* [Exercise aim]
Repeat, exactly and completely, the material that follows. Omit the pictures.

* [Information provided]
== == ==

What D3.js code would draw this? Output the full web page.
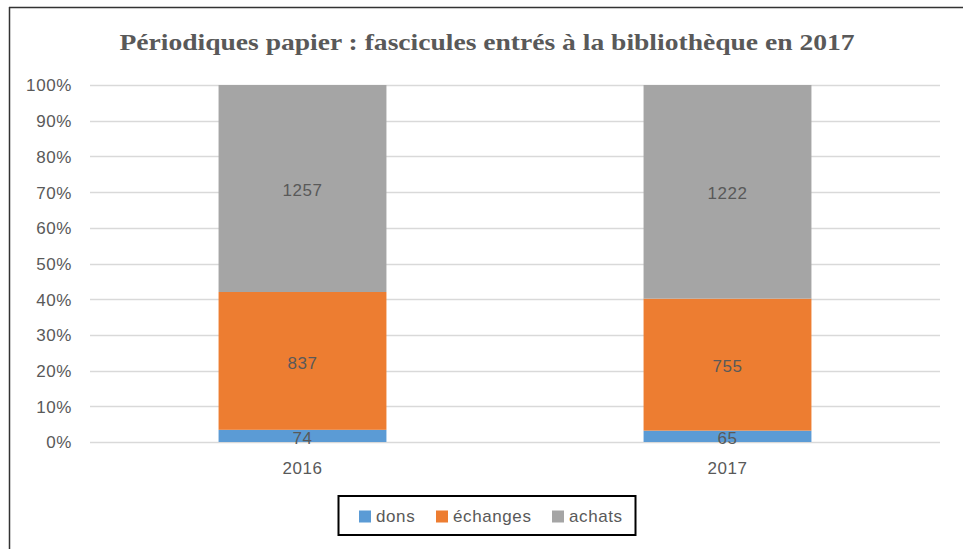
<!DOCTYPE html>
<html>
<head>
<meta charset="utf-8">
<script src="https://cdn.jsdelivr.net/npm/d3@7"></script>
<style>
  body { margin: 0; background: #fff; }
  svg text { font-family: "Liberation Sans", Arial, sans-serif; fill: #595959; }
</style>
</head>
<body>
<svg id="chart" width="963" height="549"></svg>
<script>
// data
const years = ["2016", "2017"];
const series = ["dons", "échanges", "achats"];
const dons = [74, 65];
const echanges = [837, 755];
const achats = [1257, 1222];
const yTicks = [0, 0.1, 0.2, 0.3, 0.4, 0.5, 0.6, 0.7, 0.8, 0.9, 1];
const colors = ["#5B9BD5", "#ED7D31", "#A5A5A5"];

const svg = d3.select("#chart");

// outer frame (top and left edges visible)
svg.append("line").attr("x1", 9).attr("x2", 963).attr("y1", 7.5).attr("y2", 7.5)
    .attr("stroke", "#333").attr("stroke-width", 1.5);
svg.append("line").attr("x1", 9.5).attr("x2", 9.5).attr("y1", 7).attr("y2", 549)
    .attr("stroke", "#333").attr("stroke-width", 1.5);

// title
svg.append("text")
    .attr("x", 487).attr("y", 50)
    .attr("text-anchor", "middle")
    .attr("textLength", 735)
    .attr("lengthAdjust", "spacingAndGlyphs")
    .style("font-family", "'Liberation Serif', 'DejaVu Serif', serif")
    .style("font-weight", "bold")
    .style("font-size", "24px")
    .text("Périodiques papier : fascicules entrés à la bibliothèque en 2017");

const x = d3.scaleBand().domain(years).range([90, 940]).paddingInner(0.605).paddingOuter(0.3025);
const y = d3.scaleLinear().domain([0, 1]).range([442, 85]);

// gridlines
svg.append("g").selectAll("line").data(yTicks).enter().append("line")
    .attr("x1", 90).attr("x2", 940)
    .attr("y1", d => Math.round(y(d)) + 0.5).attr("y2", d => Math.round(y(d)) + 0.5)
    .attr("stroke", "#D9D9D9").attr("stroke-width", 1.5);

// y axis labels
const yAxis = svg.append("g").attr("transform", "translate(80,0)")
    .call(d3.axisLeft(y).tickValues(yTicks).tickFormat(d3.format(".0%")).tickSize(0).tickPadding(8));
yAxis.select(".domain").remove();
yAxis.selectAll("text").style("font-size", "17px").style("letter-spacing", "0.6px")
    .attr("fill", "#595959").attr("dy", "0.35em");

// stack
const rows = years.map((yr, i) => ({ year: yr, "dons": dons[i], "échanges": echanges[i], "achats": achats[i] }));
const stacked = d3.stack().keys(series).offset(d3.stackOffsetExpand)(rows);

const layers = svg.append("g").selectAll("g").data(stacked).enter().append("g")
    .attr("fill", (d, i) => colors[i]);

layers.selectAll("rect").data(d => d.map(p => ({ p, key: d.key }))).enter().append("rect")
    .attr("x", d => x(d.p.data.year))
    .attr("width", x.bandwidth())
    .attr("y", d => y(d.p[1]))
    .attr("height", d => y(d.p[0]) - y(d.p[1]));

// value labels
layers.selectAll("text").data(d => d.map(p => ({ p, key: d.key }))).enter().append("text")
    .attr("x", d => x(d.p.data.year) + x.bandwidth() / 2)
    .attr("y", d => (y(d.p[0]) + y(d.p[1])) / 2)
    .attr("dy", "0.45em")
    .attr("text-anchor", "middle")
    .style("font-size", "17px").style("letter-spacing", "0.6px")
    .attr("fill", "#404040")
    .text(d => d.p.data[d.key]);

// x axis labels
const xAxis = svg.append("g").attr("transform", "translate(0,442)")
    .call(d3.axisBottom(x).tickSize(0).tickPadding(20));
xAxis.select(".domain").remove();
xAxis.selectAll("text").style("font-size", "17px").style("letter-spacing", "0.6px").attr("fill", "#595959");

// legend
svg.append("rect").attr("x", 338.5).attr("y", 496).attr("width", 297).attr("height", 39)
    .attr("fill", "none").attr("stroke", "#000").attr("stroke-width", 2);
const legendX = [359, 436, 552];
const legend = svg.append("g").selectAll("g").data(series).enter().append("g")
    .attr("transform", (d, i) => `translate(${legendX[i]},516.5)`);
legend.append("rect").attr("x", 0).attr("y", -6).attr("width", 12).attr("height", 12)
    .attr("fill", (d, i) => colors[i]);
legend.append("text").attr("x", 17).attr("dy", "0.35em")
    .style("font-size", "17px").style("letter-spacing", "0.6px").text(d => d);
</script>
</body>
</html>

== == ==

* [Solved exercise]
What D3.js code would draw this? Output the full web page.
<!DOCTYPE html>
<html>
<head>
<meta charset="utf-8">
<script src="https://cdn.jsdelivr.net/npm/d3@7"></script>
<style>
  body { margin: 0; background: #fff; }
  svg text { font-family: "Liberation Sans", Arial, sans-serif; fill: #595959; }
</style>
</head>
<body>
<svg id="chart" width="963" height="549"></svg>
<script>
// data
const years = ["2016", "2017"];
const series = ["dons", "échanges", "achats"];
const dons = [74, 65];
const echanges = [837, 755];
const achats = [1257, 1222];
const yTicks = [0, 0.1, 0.2, 0.3, 0.4, 0.5, 0.6, 0.7, 0.8, 0.9, 1];
const colors = ["#5B9BD5", "#ED7D31", "#A5A5A5"];

const svg = d3.select("#chart");

// outer frame (top and left edges visible)
svg.append("line").attr("x1", 9).attr("x2", 963).attr("y1", 7.5).attr("y2", 7.5)
    .attr("stroke", "#333").attr("stroke-width", 1.5);
svg.append("line").attr("x1", 9.5).attr("x2", 9.5).attr("y1", 7).attr("y2", 549)
    .attr("stroke", "#333").attr("stroke-width", 1.5);

// title
svg.append("text")
    .attr("x", 487).attr("y", 50)
    .attr("text-anchor", "middle")
    .attr("textLength", 735)
    .attr("lengthAdjust", "spacingAndGlyphs")
    .style("font-family", "'Liberation Serif', 'DejaVu Serif', serif")
    .style("font-weight", "bold")
    .style("font-size", "24px")
    .text("Périodiques papier : fascicules entrés à la bibliothèque en 2017");

const x = d3.scaleBand().domain(years).range([90, 940]).paddingInner(0.605).paddingOuter(0.3025);
const y = d3.scaleLinear().domain([0, 1]).range([442, 85]);

// gridlines
svg.append("g").selectAll("line").data(yTicks).enter().append("line")
    .attr("x1", 90).attr("x2", 940)
    .attr("y1", d => Math.round(y(d)) + 0.5).attr("y2", d => Math.round(y(d)) + 0.5)
    .attr("stroke", "#D9D9D9").attr("stroke-width", 1.5);

// y axis labels
const yAxis = svg.append("g").attr("transform", "translate(80,0)")
    .call(d3.axisLeft(y).tickValues(yTicks).tickFormat(d3.format(".0%")).tickSize(0).tickPadding(8));
yAxis.select(".domain").remove();
yAxis.selectAll("text").style("font-size", "17px").style("letter-spacing", "0.6px")
    .attr("fill", "#595959").attr("dy", "0.35em");

// stack
const rows = years.map((yr, i) => ({ year: yr, "dons": dons[i], "échanges": echanges[i], "achats": achats[i] }));
const stacked = d3.stack().keys(series).offset(d3.stackOffsetExpand)(rows);

const layers = svg.append("g").selectAll("g").data(stacked).enter().append("g")
    .attr("fill", (d, i) => colors[i]);

layers.selectAll("rect").data(d => d.map(p => ({ p, key: d.key }))).enter().append("rect")
    .attr("x", d => x(d.p.data.year))
    .attr("width", x.bandwidth())
    .attr("y", d => y(d.p[1]))
    .attr("height", d => y(d.p[0]) - y(d.p[1]));

// value labels
layers.selectAll("text").data(d => d.map(p => ({ p, key: d.key }))).enter().append("text")
    .attr("x", d => x(d.p.data.year) + x.bandwidth() / 2)
    .attr("y", d => (y(d.p[0]) + y(d.p[1])) / 2)
    .attr("dy", "0.45em")
    .attr("text-anchor", "middle")
    .style("font-size", "17px").style("letter-spacing", "0.6px")
    .attr("fill", "#404040")
    .text(d => d.p.data[d.key]);

// x axis labels
const xAxis = svg.append("g").attr("transform", "translate(0,442)")
    .call(d3.axisBottom(x).tickSize(0).tickPadding(20));
xAxis.select(".domain").remove();
xAxis.selectAll("text").style("font-size", "17px").style("letter-spacing", "0.6px").attr("fill", "#595959");

// legend
svg.append("rect").attr("x", 338.5).attr("y", 496).attr("width", 297).attr("height", 39)
    .attr("fill", "none").attr("stroke", "#000").attr("stroke-width", 2);
const legendX = [359, 436, 552];
const legend = svg.append("g").selectAll("g").data(series).enter().append("g")
    .attr("transform", (d, i) => `translate(${legendX[i]},516.5)`);
legend.append("rect").attr("x", 0).attr("y", -6).attr("width", 12).attr("height", 12)
    .attr("fill", (d, i) => colors[i]);
legend.append("text").attr("x", 17).attr("dy", "0.35em")
    .style("font-size", "17px").style("letter-spacing", "0.6px").text(d => d);
</script>
</body>
</html>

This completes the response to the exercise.